We need to differentiate square root of y. 
That gives us 1 over 2 root y. Simplifying, we get a surface area 
element that is 2 pi times square root of y plus 1 4th dy. 
And now, to obtain the surface area, we integrate this surface area element as y 
goes from 0 to 1. This is not too hard of an integral. 
We get 2 pi times quantity y plus 1 quarter to the 3 halves times 2 3rds. 
Evaluating that from 0 to 1, I'll let you check that that yields pi divided by 6 
times 5 square root of 5 minus 1. And it's worth noting briefly that this 
problem can also be solved by integrating with respect to x instead of y. 
In this case, r is equal to x.

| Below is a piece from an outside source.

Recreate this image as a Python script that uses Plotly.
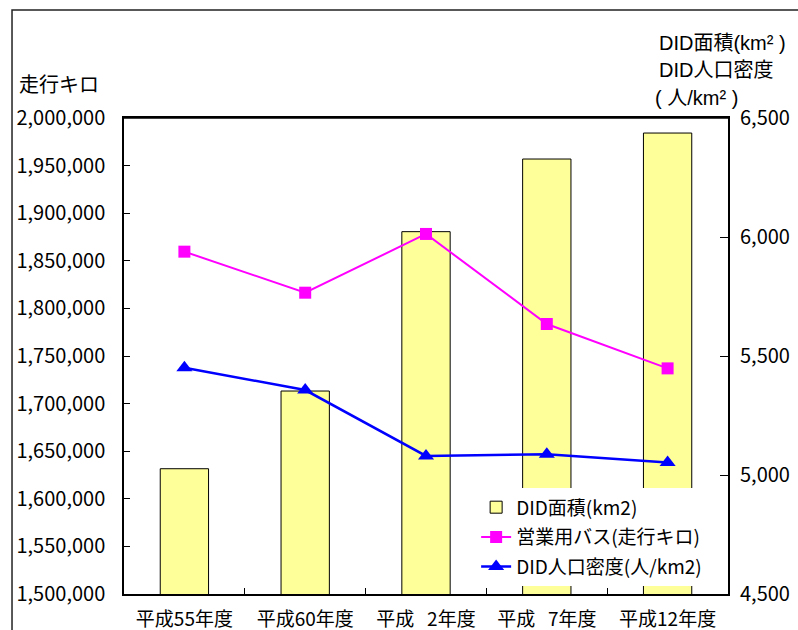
import plotly.graph_objects as go

categories = ["平成55年度", "平成60年度", "平成\u00a0\u00a0\u00a02年度", "平成\u00a0\u00a0\u00a07年度", "平成12年度"]
did_area = [1631600, 1713200, 1880600, 1956900, 1984200]   # bars, drawn on left scale
bus_km = [1859600, 1816500, 1878200, 1783600, 1737000]
did_density = [5451, 5357, 5080, 5087, 5052]

FONT = "Noto Sans CJK JP"
TFONT = "Liberation Sans, Noto Sans CJK JP"

fig = go.Figure()
fig.add_trace(go.Bar(
    x=categories, y=did_area, name="DID面積(km2)",
    marker=dict(color="#FFFF99", line=dict(color="#000000", width=1)),
    width=0.4, yaxis="y", legendgroup="a",
))
fig.add_trace(go.Scatter(
    x=categories, y=bus_km, name="営業用バス(走行キロ)", mode="lines+markers",
    line=dict(color="#FF00FF", width=2),
    marker=dict(symbol="square", size=12, color="#FF00FF"),
    yaxis="y", legendgroup="b",
))
fig.add_trace(go.Scatter(
    x=categories, y=did_density, name="DID人口密度(人/km2)", mode="lines+markers",
    line=dict(color="#0000FF", width=2.5),
    marker=dict(symbol="triangle-up", size=14, color="#0000FF"),
    yaxis="y2", legendgroup="c",
))

fig.update_layout(
    width=798, height=630,
    margin=dict(l=124, r=70, t=118, b=36, autoexpand=False),
    paper_bgcolor="white", plot_bgcolor="white",
    font=dict(family=FONT, size=18, color="#000000"),
    showlegend=True,
    legend=dict(
        x=0.583, y=0.222, xanchor="left", yanchor="top",
        bgcolor="white", borderwidth=0,
        font=dict(size=19, family=FONT),
        traceorder="grouped", tracegroupgap=2,
    ),
    xaxis=dict(
        type="category", showline=True, linecolor="#000000", linewidth=2,
        ticks="inside", ticklen=6, tickcolor="#000000", tickson="boundaries",
        mirror=True, showgrid=False, tickfont=dict(size=19),
        ticklabelstandoff=7,
    ),
    yaxis=dict(
        range=[1500000, 2000000], dtick=50000, tickformat=",",
        showline=True, linecolor="#000000", linewidth=1.5,
        ticks="inside", ticklen=6, tickcolor="#000000",
        showgrid=False, zeroline=False, tickfont=dict(size=20),
        ticklabelstandoff=13,
    ),
    yaxis2=dict(
        range=[4500, 6500], dtick=500, tickformat=",",
        overlaying="y", side="right",
        showline=True, linecolor="#000000", linewidth=2,
        ticks="inside", ticklen=8, tickcolor="#000000",
        showgrid=False, zeroline=False, tickfont=dict(size=20),
        ticklabelstandoff=6,
    ),
    shapes=[
        dict(type="rect", xref="paper", yref="paper",
             x0=-0.1854, x1=1.2, y0=-0.2, y1=1.2269,
             line=dict(color="#222222", width=1.5), fillcolor="rgba(0,0,0,0)", layer="above"),
        dict(type="line", xref="paper", yref="paper", x0=0, x1=1, y0=1, y1=1,
             line=dict(color="#000000", width=1.5)),
    ],
    annotations=[
        dict(text="走行キロ", xref="paper", yref="paper", x=-0.1772, y=1.0735,
             xanchor="left", yanchor="middle", showarrow=False, font=dict(size=20)),
        dict(text="DID面積(km² )", xref="paper", yref="paper", x=0.8825, y=1.1576,
             xanchor="left", yanchor="middle", showarrow=False,
             font=dict(size=20, family=TFONT)),
        dict(text="DID人口密度", xref="paper", yref="paper", x=0.8825, y=1.1008,
             xanchor="left", yanchor="middle", showarrow=False,
             font=dict(size=20, family=TFONT)),
        dict(text="( 人/km² )", xref="paper", yref="paper", x=0.876, y=1.0420,
             xanchor="left", yanchor="middle", showarrow=False,
             font=dict(size=20, family=TFONT)),
    ],
)

fig.write_html("out.html", config={"displayModeBar": False},
               post_script="document.body.style.margin='0px';")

And dL is square root of one plus dy, dx 
squared dx. That derivative simply 2 times x. 
I'll leave it to you to set up the integral and show that with a simple u 
substitution, it's possible to compute the exact same answer with just about the 
same amount of work. Sometimes, it's better to integrate the 
other way. Let's end with one last example, a 
catenoid. This is what happens when you rotate an 
catenary about the axis. Recall the catenary, the shape obtained 
by hanging chain or rope. Now, we know the equation for that. 
It is y is some constant 1 over kappa times the hyperbolic cosine of kappa x 
plus sum initial height y naught. In this case, what is the surface area 
element? 2 pi y square root of 1 plus dy, dx 
squared dx. It's easy to differentiate a hyperbolic 
cosine and so we obtain a surface area element. 
Well, doesn't look so nice we can simplify that square root, but in the 
end, we've got a COSH squared term and a COSH term. 
Now, this is not impossible to integrate. It is doable, but we're not going to do 
it here. What I do want to point out is that this 
is a surface that you can see, it's a wonderful example of something called a 
minimal. Surface something that minimizes the 
surface area for a fixed boundary. If you took two wire loops and dipped 
them in a soap film solution and held them apart, if you do it just right, then 
the surface that you get will be a catenoid. 
And that's kind of fun to play with. And now, you know how to compute its 
surface area. With this, we complete our applications 
of definite integrals to problems in geometry. 
But of course, there are many other applications we could explore. 
In our next lesson, we'll consider a more physical application related to work.